Fast-forward to Saturday. The weather had morphed from cool and rainy into something out of a travel magazine photo, which could mean only one of two things for me: go to the beach or do some yard work/therapy. Since we are going out-of-town next weekend, I did the responsible thing and worked in the yard. You have probably noticed that I love working in the yard. I enjoy pulling weeds and planting flowers and cutting grass. I love to get my hands dirty, and more importantly, I love to be able to look at something I’ve done in the yard and feel that sense of accomplishment it brings. One such ego-boost for me comes in the form of mowing my entire yard. My property is a bit over an acre, but is very long and runs at an odd angle, so it takes several hours to mow. None of this would really be a problem if it wasn’t so very loooong. Sometime last year I developed a system wherein my daughter will play in a certain area of our yard that is within eyesight while I mow. When it is time to move to another area of the yard, I command her attention and she moves to that area and commences playing. I came across this system by accident when I was in a bind last summer and needed to get the yard mowed, but didn’t have time to call anyone to watch her. It works fairly well, and she is perfectly safe the entire time. The hitch in this plan is that there is no convenient place to play toward the back of our property, and no shade in which to play back there either. So rather than get the entire yard mowed in a day, I will have to complete the task one afternoon between work and picking her up from school. This is not the end of the world, but I could not help but notice how nice my neighbor’s yard looked when he finished mowing it yesterday. A petty reminder, but a reminder nonetheless that I answer to a different set of rules than my married and/or childless friends and neighbors. Not-a-crisis-but-not-exactly-averted-either.

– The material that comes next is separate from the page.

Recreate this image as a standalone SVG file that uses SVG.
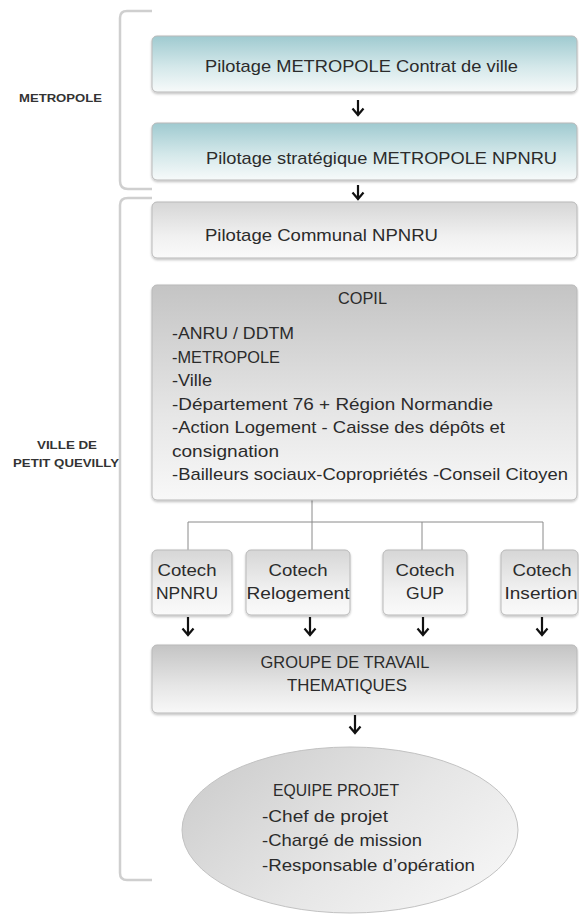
<svg xmlns="http://www.w3.org/2000/svg" width="579" height="916" viewBox="0 0 579 916">
<defs>
<linearGradient id="gBlue" x1="0" y1="0" x2="0" y2="1">
<stop offset="0" stop-color="#9fcad0"/><stop offset="0.55" stop-color="#d4e8ea"/><stop offset="1" stop-color="#f7fafa"/>
</linearGradient>
<linearGradient id="gGrayL" x1="0" y1="0" x2="0" y2="1">
<stop offset="0" stop-color="#d6d6d6"/><stop offset="0.6" stop-color="#f0f0f0"/><stop offset="1" stop-color="#fafafa"/>
</linearGradient>
<linearGradient id="gGray" x1="0" y1="0" x2="0" y2="1">
<stop offset="0" stop-color="#c4c4c4"/><stop offset="0.6" stop-color="#e6e6e6"/><stop offset="1" stop-color="#f8f8f8"/>
</linearGradient>
<linearGradient id="gEll" x1="0" y1="0.2" x2="1" y2="0.8">
<stop offset="0" stop-color="#cdcdcd"/><stop offset="0.55" stop-color="#e6e6e6"/><stop offset="1" stop-color="#f6f6f6"/>
</linearGradient>
<filter id="sh" x="-5%" y="-5%" width="110%" height="120%">
<feDropShadow dx="0" dy="1.5" stdDeviation="1.2" flood-color="#000" flood-opacity="0.25"/>
</filter>
</defs>
<style>
text{font-family:"Liberation Sans",Arial,sans-serif;fill:#2b2b2b;}
.t{font-size:17px;}
.lbl{font-size:11px;font-weight:bold;fill:#333;}
.box{stroke:#b9b9b9;stroke-width:1;filter:url(#sh);}
.br{fill:none;stroke:#cfcfcf;stroke-width:2.5;}
.ln{fill:none;stroke:#8a8a8a;stroke-width:1;}
.ar{fill:none;stroke:#111;stroke-width:2.2;}
</style>

<g id="brackets">
<path class="br" d="M152,11 H127 Q120,11 120,18 V181 Q120,189 128,189 H152"/>
<path class="br" d="M152,198 H128 Q120,198 120,205 V873 Q120,880 127,880 H152"/>
</g>

<g id="label-metropole"><text class="lbl" x="19" y="102" textLength="83" lengthAdjust="spacingAndGlyphs">METROPOLE</text></g>
<g id="label-ville">
<text class="lbl" x="37" y="449" textLength="60" lengthAdjust="spacingAndGlyphs">VILLE DE</text>
<text class="lbl" x="13" y="467" textLength="106" lengthAdjust="spacingAndGlyphs">PETIT QUEVILLY</text>
</g>

<g id="connectors">
<path class="ar" d="M358,100 V115 M352.5,108.5 L358,115 L363.5,108.5"/>
<path class="ar" d="M358,185 V199 M352.5,192.5 L358,199 L363.5,192.5"/>
<path class="ln" d="M312,500 V522 M188,522 H543 M188,522 V550 M312,522 V550 M422,522 V550 M543,522 V550"/>
<path class="ar" d="M188,617 V635 M182.5,628.5 L188,635 L193.5,628.5"/>
<path class="ar" d="M310,617 V635 M304.5,628.5 L310,635 L315.5,628.5"/>
<path class="ar" d="M423,617 V635 M417.5,628.5 L423,635 L428.5,628.5"/>
<path class="ar" d="M542,617 V635 M536.5,628.5 L542,635 L547.5,628.5"/>
<path class="ar" d="M355,715 V733 M349.5,726.5 L355,733 L360.5,726.5"/>
</g>

<g id="n-pilotage-metropole">
<rect class="box" x="152" y="36" width="425" height="56" rx="5" fill="url(#gBlue)"/>
<text class="t" x="205" y="72" textLength="313" lengthAdjust="spacingAndGlyphs">Pilotage  METROPOLE  Contrat de ville</text>
</g>

<g id="n-pilotage-strategique">
<rect class="box" x="152" y="123" width="425" height="57" rx="5" fill="url(#gBlue)"/>
<text class="t" x="206" y="164" textLength="351" lengthAdjust="spacingAndGlyphs">Pilotage  stratégique  METROPOLE  NPNRU</text>
</g>

<g id="n-pilotage-communal">
<rect class="box" x="152" y="202" width="425" height="56" rx="5" fill="url(#gGrayL)"/>
<text class="t" x="205" y="241" textLength="233" lengthAdjust="spacingAndGlyphs">Pilotage Communal  NPNRU</text>
</g>

<g id="n-copil">
<rect class="box" x="152" y="285" width="425" height="215" rx="5" fill="url(#gGray)"/>
<text class="t" x="338" y="304" textLength="49" lengthAdjust="spacingAndGlyphs">COPIL</text>
<text class="t" x="172" y="339" textLength="122" lengthAdjust="spacingAndGlyphs">-ANRU / DDTM</text>
<text class="t" x="172" y="362.5" textLength="108" lengthAdjust="spacingAndGlyphs">-METROPOLE</text>
<text class="t" x="172" y="386" textLength="40" lengthAdjust="spacingAndGlyphs">-Ville</text>
<text class="t" x="172" y="409.5" textLength="321" lengthAdjust="spacingAndGlyphs">-Département 76 + Région Normandie</text>
<text class="t" x="172" y="433" textLength="333" lengthAdjust="spacingAndGlyphs">-Action Logement - Caisse des dépôts et</text>
<text class="t" x="172" y="456.5" textLength="107" lengthAdjust="spacingAndGlyphs">consignation</text>
<text class="t" x="172" y="480" textLength="396" lengthAdjust="spacingAndGlyphs">-Bailleurs sociaux-Copropriétés -Conseil Citoyen</text>
</g>

<g id="n-cotech-npnru">
<rect class="box" x="152" y="550" width="80" height="65" rx="5" fill="url(#gGrayL)"/>
<text class="t" x="187" y="576" text-anchor="middle" textLength="59" lengthAdjust="spacingAndGlyphs">Cotech</text>
<text class="t" x="187" y="599" text-anchor="middle" textLength="62" lengthAdjust="spacingAndGlyphs">NPNRU</text>
</g>
<g id="n-cotech-relogement">
<rect class="box" x="246" y="550" width="104" height="65" rx="5" fill="url(#gGrayL)"/>
<text class="t" x="298" y="576" text-anchor="middle" textLength="59" lengthAdjust="spacingAndGlyphs">Cotech</text>
<text class="t" x="298" y="599" text-anchor="middle" textLength="103" lengthAdjust="spacingAndGlyphs">Relogement</text>
</g>
<g id="n-cotech-gup">
<rect class="box" x="383" y="550" width="84" height="65" rx="5" fill="url(#gGrayL)"/>
<text class="t" x="425" y="576" text-anchor="middle" textLength="59" lengthAdjust="spacingAndGlyphs">Cotech</text>
<text class="t" x="425" y="599" text-anchor="middle" textLength="38" lengthAdjust="spacingAndGlyphs">GUP</text>
</g>
<g id="n-cotech-insertion">
<rect class="box" x="501" y="550" width="77" height="65" rx="5" fill="url(#gGrayL)"/>
<text class="t" x="542" y="576" text-anchor="middle" textLength="59" lengthAdjust="spacingAndGlyphs">Cotech</text>
<text class="t" x="541" y="599" text-anchor="middle" textLength="73" lengthAdjust="spacingAndGlyphs">Insertion</text>
</g>

<g id="n-groupe">
<rect class="box" x="152" y="645" width="425" height="68" rx="5" fill="url(#gGray)"/>
<text class="t" x="345" y="668" text-anchor="middle" textLength="169" lengthAdjust="spacingAndGlyphs">GROUPE DE TRAVAIL</text>
<text class="t" x="347" y="691" text-anchor="middle" textLength="120" lengthAdjust="spacingAndGlyphs">THEMATIQUES</text>
</g>

<g id="n-equipe">
<ellipse cx="350" cy="830" rx="168" ry="83" fill="url(#gEll)" stroke="#c2c2c2" stroke-width="1"/>
<text class="t" x="273" y="796" textLength="126" lengthAdjust="spacingAndGlyphs">EQUIPE PROJET</text>
<text class="t" x="262" y="822" textLength="126" lengthAdjust="spacingAndGlyphs">-Chef de projet</text>
<text class="t" x="262" y="846" textLength="160" lengthAdjust="spacingAndGlyphs">-Chargé de mission</text>
<text class="t" x="262" y="871" textLength="213" lengthAdjust="spacingAndGlyphs">-Responsable d’opération</text>
</g>
</svg>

Then tonight, my typically well-behaved child decided to let her alter-ego emerge during the evening service at church. It was not pretty. What began as a pleasant evening, ended with a quick spanking when we arrived home. It is a very rare occasion on which I find myself faced with having to spank my daughter, but that’s how bad things were throughout the service. I will spare you the details in this already very lengthy post. Suffice it to say, spanking is always a last resort and is only used when she can derive meaning from its employment as a disciplinary tactic. Crisis-not-averted-but-solved-nonetheless.

Though my single-parent reality is always present, it is not always at the forefront of my mind. But as it has been this week, I have been reminded that I can confront each “crisis”, however minor it may seem, on my own. Because I have to, but also because I want to.

And I have also been reminded that I really, really love those days when going through the motions gets me from Point A to Point B with some play time, and some snuggle time, and maybe a blog post in-between.

1 comment:

  1. I know several strong single fathers who didn't really choose to be that, but circumstances forced them into it. They handle challenges with humor, strength, and confidence.